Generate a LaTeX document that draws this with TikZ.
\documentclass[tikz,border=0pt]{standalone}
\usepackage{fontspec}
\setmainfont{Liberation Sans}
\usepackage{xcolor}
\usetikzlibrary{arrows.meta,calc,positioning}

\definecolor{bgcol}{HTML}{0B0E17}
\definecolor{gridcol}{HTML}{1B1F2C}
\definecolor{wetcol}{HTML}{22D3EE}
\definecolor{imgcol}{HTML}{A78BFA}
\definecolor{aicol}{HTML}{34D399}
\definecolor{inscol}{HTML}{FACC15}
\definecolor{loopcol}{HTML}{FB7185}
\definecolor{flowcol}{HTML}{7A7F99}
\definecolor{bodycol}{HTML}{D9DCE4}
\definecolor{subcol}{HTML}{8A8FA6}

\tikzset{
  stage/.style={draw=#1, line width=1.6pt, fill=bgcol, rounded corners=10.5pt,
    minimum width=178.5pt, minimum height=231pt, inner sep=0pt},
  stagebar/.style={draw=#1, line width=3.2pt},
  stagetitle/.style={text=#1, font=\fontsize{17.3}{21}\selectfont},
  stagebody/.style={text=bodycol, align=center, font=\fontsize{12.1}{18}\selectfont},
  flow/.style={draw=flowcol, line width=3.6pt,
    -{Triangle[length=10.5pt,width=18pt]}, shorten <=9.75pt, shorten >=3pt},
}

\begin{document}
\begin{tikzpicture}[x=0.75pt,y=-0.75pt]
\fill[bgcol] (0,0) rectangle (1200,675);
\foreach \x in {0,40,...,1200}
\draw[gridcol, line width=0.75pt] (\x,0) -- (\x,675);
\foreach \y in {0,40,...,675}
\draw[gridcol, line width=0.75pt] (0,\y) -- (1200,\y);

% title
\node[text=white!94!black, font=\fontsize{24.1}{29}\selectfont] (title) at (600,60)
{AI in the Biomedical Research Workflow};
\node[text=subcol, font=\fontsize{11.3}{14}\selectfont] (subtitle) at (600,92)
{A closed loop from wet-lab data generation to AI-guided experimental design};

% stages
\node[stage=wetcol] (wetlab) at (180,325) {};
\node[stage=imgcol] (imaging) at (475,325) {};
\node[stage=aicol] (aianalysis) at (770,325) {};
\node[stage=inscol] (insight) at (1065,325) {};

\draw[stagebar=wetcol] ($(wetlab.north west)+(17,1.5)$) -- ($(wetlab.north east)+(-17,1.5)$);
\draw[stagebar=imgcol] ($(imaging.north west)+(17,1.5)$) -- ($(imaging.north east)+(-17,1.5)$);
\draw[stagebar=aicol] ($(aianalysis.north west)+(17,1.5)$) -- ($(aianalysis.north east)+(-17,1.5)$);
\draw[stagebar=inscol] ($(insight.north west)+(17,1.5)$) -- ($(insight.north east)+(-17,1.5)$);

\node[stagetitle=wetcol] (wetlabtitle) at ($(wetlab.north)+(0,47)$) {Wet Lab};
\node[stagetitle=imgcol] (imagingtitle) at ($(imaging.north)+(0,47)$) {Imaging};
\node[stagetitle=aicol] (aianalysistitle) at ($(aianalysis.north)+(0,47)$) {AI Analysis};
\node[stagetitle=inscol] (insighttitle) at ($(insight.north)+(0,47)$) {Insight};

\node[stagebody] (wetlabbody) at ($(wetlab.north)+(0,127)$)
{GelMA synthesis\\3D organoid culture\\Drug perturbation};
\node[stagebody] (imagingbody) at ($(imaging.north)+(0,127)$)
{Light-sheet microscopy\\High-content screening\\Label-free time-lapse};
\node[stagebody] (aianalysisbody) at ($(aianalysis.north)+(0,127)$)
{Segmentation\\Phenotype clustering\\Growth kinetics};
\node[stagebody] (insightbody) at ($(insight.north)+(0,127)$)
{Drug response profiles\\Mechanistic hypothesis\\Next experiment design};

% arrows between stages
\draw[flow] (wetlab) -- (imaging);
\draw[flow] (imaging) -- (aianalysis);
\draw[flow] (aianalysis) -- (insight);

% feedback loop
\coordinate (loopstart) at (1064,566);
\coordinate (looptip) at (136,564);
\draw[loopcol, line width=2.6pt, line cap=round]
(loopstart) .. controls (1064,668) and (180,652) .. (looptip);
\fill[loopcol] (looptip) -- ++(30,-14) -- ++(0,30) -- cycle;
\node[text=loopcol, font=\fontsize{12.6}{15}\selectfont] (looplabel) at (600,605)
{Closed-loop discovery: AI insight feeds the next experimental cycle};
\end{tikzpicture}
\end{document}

[WHAT IS EXPECTED] Return all of the data precisely as it appears.

[ANSWER TO THE EXERCISE]
Generate a LaTeX document that draws this with TikZ.
\documentclass[tikz,border=0pt]{standalone}
\usepackage{fontspec}
\setmainfont{Liberation Sans}
\usepackage{xcolor}
\usetikzlibrary{arrows.meta,calc,positioning}

\definecolor{bgcol}{HTML}{0B0E17}
\definecolor{gridcol}{HTML}{1B1F2C}
\definecolor{wetcol}{HTML}{22D3EE}
\definecolor{imgcol}{HTML}{A78BFA}
\definecolor{aicol}{HTML}{34D399}
\definecolor{inscol}{HTML}{FACC15}
\definecolor{loopcol}{HTML}{FB7185}
\definecolor{flowcol}{HTML}{7A7F99}
\definecolor{bodycol}{HTML}{D9DCE4}
\definecolor{subcol}{HTML}{8A8FA6}

\tikzset{
  stage/.style={draw=#1, line width=1.6pt, fill=bgcol, rounded corners=10.5pt,
    minimum width=178.5pt, minimum height=231pt, inner sep=0pt},
  stagebar/.style={draw=#1, line width=3.2pt},
  stagetitle/.style={text=#1, font=\fontsize{17.3}{21}\selectfont},
  stagebody/.style={text=bodycol, align=center, font=\fontsize{12.1}{18}\selectfont},
  flow/.style={draw=flowcol, line width=3.6pt,
    -{Triangle[length=10.5pt,width=18pt]}, shorten <=9.75pt, shorten >=3pt},
}

\begin{document}
\begin{tikzpicture}[x=0.75pt,y=-0.75pt]
\fill[bgcol] (0,0) rectangle (1200,675);
\foreach \x in {0,40,...,1200}
\draw[gridcol, line width=0.75pt] (\x,0) -- (\x,675);
\foreach \y in {0,40,...,675}
\draw[gridcol, line width=0.75pt] (0,\y) -- (1200,\y);

% title
\node[text=white!94!black, font=\fontsize{24.1}{29}\selectfont] (title) at (600,60)
{AI in the Biomedical Research Workflow};
\node[text=subcol, font=\fontsize{11.3}{14}\selectfont] (subtitle) at (600,92)
{A closed loop from wet-lab data generation to AI-guided experimental design};

% stages
\node[stage=wetcol] (wetlab) at (180,325) {};
\node[stage=imgcol] (imaging) at (475,325) {};
\node[stage=aicol] (aianalysis) at (770,325) {};
\node[stage=inscol] (insight) at (1065,325) {};

\draw[stagebar=wetcol] ($(wetlab.north west)+(17,1.5)$) -- ($(wetlab.north east)+(-17,1.5)$);
\draw[stagebar=imgcol] ($(imaging.north west)+(17,1.5)$) -- ($(imaging.north east)+(-17,1.5)$);
\draw[stagebar=aicol] ($(aianalysis.north west)+(17,1.5)$) -- ($(aianalysis.north east)+(-17,1.5)$);
\draw[stagebar=inscol] ($(insight.north west)+(17,1.5)$) -- ($(insight.north east)+(-17,1.5)$);

\node[stagetitle=wetcol] (wetlabtitle) at ($(wetlab.north)+(0,47)$) {Wet Lab};
\node[stagetitle=imgcol] (imagingtitle) at ($(imaging.north)+(0,47)$) {Imaging};
\node[stagetitle=aicol] (aianalysistitle) at ($(aianalysis.north)+(0,47)$) {AI Analysis};
\node[stagetitle=inscol] (insighttitle) at ($(insight.north)+(0,47)$) {Insight};

\node[stagebody] (wetlabbody) at ($(wetlab.north)+(0,127)$)
{GelMA synthesis\\3D organoid culture\\Drug perturbation};
\node[stagebody] (imagingbody) at ($(imaging.north)+(0,127)$)
{Light-sheet microscopy\\High-content screening\\Label-free time-lapse};
\node[stagebody] (aianalysisbody) at ($(aianalysis.north)+(0,127)$)
{Segmentation\\Phenotype clustering\\Growth kinetics};
\node[stagebody] (insightbody) at ($(insight.north)+(0,127)$)
{Drug response profiles\\Mechanistic hypothesis\\Next experiment design};

% arrows between stages
\draw[flow] (wetlab) -- (imaging);
\draw[flow] (imaging) -- (aianalysis);
\draw[flow] (aianalysis) -- (insight);

% feedback loop
\coordinate (loopstart) at (1064,566);
\coordinate (looptip) at (136,564);
\draw[loopcol, line width=2.6pt, line cap=round]
(loopstart) .. controls (1064,668) and (180,652) .. (looptip);
\fill[loopcol] (looptip) -- ++(30,-14) -- ++(0,30) -- cycle;
\node[text=loopcol, font=\fontsize{12.6}{15}\selectfont] (looplabel) at (600,605)
{Closed-loop discovery: AI insight feeds the next experimental cycle};
\end{tikzpicture}
\end{document}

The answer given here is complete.